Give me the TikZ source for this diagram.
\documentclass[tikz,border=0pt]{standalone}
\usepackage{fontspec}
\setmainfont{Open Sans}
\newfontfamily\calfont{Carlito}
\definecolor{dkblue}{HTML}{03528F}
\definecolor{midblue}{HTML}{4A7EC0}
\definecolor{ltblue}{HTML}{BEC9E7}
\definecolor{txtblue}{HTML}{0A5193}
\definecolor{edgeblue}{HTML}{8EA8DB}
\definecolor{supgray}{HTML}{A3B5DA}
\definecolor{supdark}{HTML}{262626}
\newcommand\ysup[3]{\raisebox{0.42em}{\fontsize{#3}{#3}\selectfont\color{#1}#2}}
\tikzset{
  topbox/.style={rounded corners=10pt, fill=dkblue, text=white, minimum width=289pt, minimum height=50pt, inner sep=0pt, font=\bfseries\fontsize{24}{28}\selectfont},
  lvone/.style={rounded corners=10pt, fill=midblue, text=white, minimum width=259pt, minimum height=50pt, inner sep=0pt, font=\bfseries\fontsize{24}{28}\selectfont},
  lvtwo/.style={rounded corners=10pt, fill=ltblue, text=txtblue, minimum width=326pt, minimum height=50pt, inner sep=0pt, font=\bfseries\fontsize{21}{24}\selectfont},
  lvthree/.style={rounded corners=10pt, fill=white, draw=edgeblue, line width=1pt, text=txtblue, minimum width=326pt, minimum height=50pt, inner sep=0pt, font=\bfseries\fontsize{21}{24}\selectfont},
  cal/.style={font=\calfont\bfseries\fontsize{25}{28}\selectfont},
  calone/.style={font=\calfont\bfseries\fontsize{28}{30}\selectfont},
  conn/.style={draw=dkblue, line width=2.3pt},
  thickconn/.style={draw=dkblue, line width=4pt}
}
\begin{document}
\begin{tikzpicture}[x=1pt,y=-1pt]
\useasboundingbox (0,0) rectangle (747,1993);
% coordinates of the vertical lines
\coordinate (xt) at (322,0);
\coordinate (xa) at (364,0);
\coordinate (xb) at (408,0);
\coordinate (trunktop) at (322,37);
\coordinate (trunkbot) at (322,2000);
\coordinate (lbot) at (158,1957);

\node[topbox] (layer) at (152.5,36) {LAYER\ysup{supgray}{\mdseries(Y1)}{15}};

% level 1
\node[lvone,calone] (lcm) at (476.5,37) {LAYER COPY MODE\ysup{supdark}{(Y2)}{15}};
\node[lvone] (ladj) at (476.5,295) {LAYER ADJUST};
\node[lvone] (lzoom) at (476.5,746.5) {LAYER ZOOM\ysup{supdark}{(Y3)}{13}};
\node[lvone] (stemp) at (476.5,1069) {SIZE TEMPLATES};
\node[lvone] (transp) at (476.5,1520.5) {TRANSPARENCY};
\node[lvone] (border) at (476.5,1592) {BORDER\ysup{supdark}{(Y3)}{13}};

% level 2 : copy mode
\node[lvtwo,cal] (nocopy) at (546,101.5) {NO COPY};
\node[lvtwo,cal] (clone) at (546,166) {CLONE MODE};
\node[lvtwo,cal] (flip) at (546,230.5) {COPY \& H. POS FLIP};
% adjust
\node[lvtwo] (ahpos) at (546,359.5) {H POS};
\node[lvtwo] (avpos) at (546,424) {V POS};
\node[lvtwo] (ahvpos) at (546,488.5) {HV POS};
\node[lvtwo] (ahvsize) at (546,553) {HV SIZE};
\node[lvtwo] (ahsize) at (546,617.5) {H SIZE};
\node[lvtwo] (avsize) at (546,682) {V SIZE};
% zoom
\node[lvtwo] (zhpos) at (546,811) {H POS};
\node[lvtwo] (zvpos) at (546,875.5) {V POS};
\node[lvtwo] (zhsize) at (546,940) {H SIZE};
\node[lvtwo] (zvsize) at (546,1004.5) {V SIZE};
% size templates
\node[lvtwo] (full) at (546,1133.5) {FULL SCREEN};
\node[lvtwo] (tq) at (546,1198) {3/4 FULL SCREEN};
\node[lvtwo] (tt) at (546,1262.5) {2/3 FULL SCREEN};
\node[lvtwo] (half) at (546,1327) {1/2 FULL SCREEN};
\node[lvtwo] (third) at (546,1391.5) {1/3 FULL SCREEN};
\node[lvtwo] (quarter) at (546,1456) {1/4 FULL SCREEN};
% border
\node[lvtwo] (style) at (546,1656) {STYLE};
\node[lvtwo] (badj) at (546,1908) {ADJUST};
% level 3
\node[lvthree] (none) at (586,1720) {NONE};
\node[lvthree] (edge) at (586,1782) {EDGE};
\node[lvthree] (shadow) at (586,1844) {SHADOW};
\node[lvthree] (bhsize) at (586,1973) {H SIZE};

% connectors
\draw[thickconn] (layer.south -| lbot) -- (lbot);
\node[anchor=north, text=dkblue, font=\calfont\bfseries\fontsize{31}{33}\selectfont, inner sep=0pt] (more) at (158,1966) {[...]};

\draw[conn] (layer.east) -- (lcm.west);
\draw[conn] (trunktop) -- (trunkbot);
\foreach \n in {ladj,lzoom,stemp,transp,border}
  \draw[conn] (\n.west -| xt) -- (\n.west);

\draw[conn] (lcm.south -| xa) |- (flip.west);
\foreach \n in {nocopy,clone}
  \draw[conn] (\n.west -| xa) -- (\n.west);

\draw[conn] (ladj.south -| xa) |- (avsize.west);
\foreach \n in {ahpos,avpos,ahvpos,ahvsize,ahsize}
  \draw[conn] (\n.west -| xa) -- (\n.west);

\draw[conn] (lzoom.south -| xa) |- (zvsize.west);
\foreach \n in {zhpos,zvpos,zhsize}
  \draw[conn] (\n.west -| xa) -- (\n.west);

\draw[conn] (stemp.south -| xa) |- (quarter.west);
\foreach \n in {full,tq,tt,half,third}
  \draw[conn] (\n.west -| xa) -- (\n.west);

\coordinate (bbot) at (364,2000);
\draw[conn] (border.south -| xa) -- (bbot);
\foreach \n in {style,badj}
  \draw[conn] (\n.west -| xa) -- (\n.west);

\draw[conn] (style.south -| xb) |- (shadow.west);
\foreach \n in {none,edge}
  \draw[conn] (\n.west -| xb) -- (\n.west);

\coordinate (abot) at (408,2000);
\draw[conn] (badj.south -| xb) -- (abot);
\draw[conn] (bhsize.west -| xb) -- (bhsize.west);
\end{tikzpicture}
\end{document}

DIRECTIONS FOR THIS TASK: Your task is to return the full listing exactly as it was given.

ANSWER TO THE EXERCISE:
Give me the TikZ source for this diagram.
\documentclass[tikz,border=0pt]{standalone}
\usepackage{fontspec}
\setmainfont{Open Sans}
\newfontfamily\calfont{Carlito}
\definecolor{dkblue}{HTML}{03528F}
\definecolor{midblue}{HTML}{4A7EC0}
\definecolor{ltblue}{HTML}{BEC9E7}
\definecolor{txtblue}{HTML}{0A5193}
\definecolor{edgeblue}{HTML}{8EA8DB}
\definecolor{supgray}{HTML}{A3B5DA}
\definecolor{supdark}{HTML}{262626}
\newcommand\ysup[3]{\raisebox{0.42em}{\fontsize{#3}{#3}\selectfont\color{#1}#2}}
\tikzset{
  topbox/.style={rounded corners=10pt, fill=dkblue, text=white, minimum width=289pt, minimum height=50pt, inner sep=0pt, font=\bfseries\fontsize{24}{28}\selectfont},
  lvone/.style={rounded corners=10pt, fill=midblue, text=white, minimum width=259pt, minimum height=50pt, inner sep=0pt, font=\bfseries\fontsize{24}{28}\selectfont},
  lvtwo/.style={rounded corners=10pt, fill=ltblue, text=txtblue, minimum width=326pt, minimum height=50pt, inner sep=0pt, font=\bfseries\fontsize{21}{24}\selectfont},
  lvthree/.style={rounded corners=10pt, fill=white, draw=edgeblue, line width=1pt, text=txtblue, minimum width=326pt, minimum height=50pt, inner sep=0pt, font=\bfseries\fontsize{21}{24}\selectfont},
  cal/.style={font=\calfont\bfseries\fontsize{25}{28}\selectfont},
  calone/.style={font=\calfont\bfseries\fontsize{28}{30}\selectfont},
  conn/.style={draw=dkblue, line width=2.3pt},
  thickconn/.style={draw=dkblue, line width=4pt}
}
\begin{document}
\begin{tikzpicture}[x=1pt,y=-1pt]
\useasboundingbox (0,0) rectangle (747,1993);
% coordinates of the vertical lines
\coordinate (xt) at (322,0);
\coordinate (xa) at (364,0);
\coordinate (xb) at (408,0);
\coordinate (trunktop) at (322,37);
\coordinate (trunkbot) at (322,2000);
\coordinate (lbot) at (158,1957);

\node[topbox] (layer) at (152.5,36) {LAYER\ysup{supgray}{\mdseries(Y1)}{15}};

% level 1
\node[lvone,calone] (lcm) at (476.5,37) {LAYER COPY MODE\ysup{supdark}{(Y2)}{15}};
\node[lvone] (ladj) at (476.5,295) {LAYER ADJUST};
\node[lvone] (lzoom) at (476.5,746.5) {LAYER ZOOM\ysup{supdark}{(Y3)}{13}};
\node[lvone] (stemp) at (476.5,1069) {SIZE TEMPLATES};
\node[lvone] (transp) at (476.5,1520.5) {TRANSPARENCY};
\node[lvone] (border) at (476.5,1592) {BORDER\ysup{supdark}{(Y3)}{13}};

% level 2 : copy mode
\node[lvtwo,cal] (nocopy) at (546,101.5) {NO COPY};
\node[lvtwo,cal] (clone) at (546,166) {CLONE MODE};
\node[lvtwo,cal] (flip) at (546,230.5) {COPY \& H. POS FLIP};
% adjust
\node[lvtwo] (ahpos) at (546,359.5) {H POS};
\node[lvtwo] (avpos) at (546,424) {V POS};
\node[lvtwo] (ahvpos) at (546,488.5) {HV POS};
\node[lvtwo] (ahvsize) at (546,553) {HV SIZE};
\node[lvtwo] (ahsize) at (546,617.5) {H SIZE};
\node[lvtwo] (avsize) at (546,682) {V SIZE};
% zoom
\node[lvtwo] (zhpos) at (546,811) {H POS};
\node[lvtwo] (zvpos) at (546,875.5) {V POS};
\node[lvtwo] (zhsize) at (546,940) {H SIZE};
\node[lvtwo] (zvsize) at (546,1004.5) {V SIZE};
% size templates
\node[lvtwo] (full) at (546,1133.5) {FULL SCREEN};
\node[lvtwo] (tq) at (546,1198) {3/4 FULL SCREEN};
\node[lvtwo] (tt) at (546,1262.5) {2/3 FULL SCREEN};
\node[lvtwo] (half) at (546,1327) {1/2 FULL SCREEN};
\node[lvtwo] (third) at (546,1391.5) {1/3 FULL SCREEN};
\node[lvtwo] (quarter) at (546,1456) {1/4 FULL SCREEN};
% border
\node[lvtwo] (style) at (546,1656) {STYLE};
\node[lvtwo] (badj) at (546,1908) {ADJUST};
% level 3
\node[lvthree] (none) at (586,1720) {NONE};
\node[lvthree] (edge) at (586,1782) {EDGE};
\node[lvthree] (shadow) at (586,1844) {SHADOW};
\node[lvthree] (bhsize) at (586,1973) {H SIZE};

% connectors
\draw[thickconn] (layer.south -| lbot) -- (lbot);
\node[anchor=north, text=dkblue, font=\calfont\bfseries\fontsize{31}{33}\selectfont, inner sep=0pt] (more) at (158,1966) {[...]};

\draw[conn] (layer.east) -- (lcm.west);
\draw[conn] (trunktop) -- (trunkbot);
\foreach \n in {ladj,lzoom,stemp,transp,border}
  \draw[conn] (\n.west -| xt) -- (\n.west);

\draw[conn] (lcm.south -| xa) |- (flip.west);
\foreach \n in {nocopy,clone}
  \draw[conn] (\n.west -| xa) -- (\n.west);

\draw[conn] (ladj.south -| xa) |- (avsize.west);
\foreach \n in {ahpos,avpos,ahvpos,ahvsize,ahsize}
  \draw[conn] (\n.west -| xa) -- (\n.west);

\draw[conn] (lzoom.south -| xa) |- (zvsize.west);
\foreach \n in {zhpos,zvpos,zhsize}
  \draw[conn] (\n.west -| xa) -- (\n.west);

\draw[conn] (stemp.south -| xa) |- (quarter.west);
\foreach \n in {full,tq,tt,half,third}
  \draw[conn] (\n.west -| xa) -- (\n.west);

\coordinate (bbot) at (364,2000);
\draw[conn] (border.south -| xa) -- (bbot);
\foreach \n in {style,badj}
  \draw[conn] (\n.west -| xa) -- (\n.west);

\draw[conn] (style.south -| xb) |- (shadow.west);
\foreach \n in {none,edge}
  \draw[conn] (\n.west -| xb) -- (\n.west);

\coordinate (abot) at (408,2000);
\draw[conn] (badj.south -| xb) -- (abot);
\draw[conn] (bhsize.west -| xb) -- (bhsize.west);
\end{tikzpicture}
\end{document}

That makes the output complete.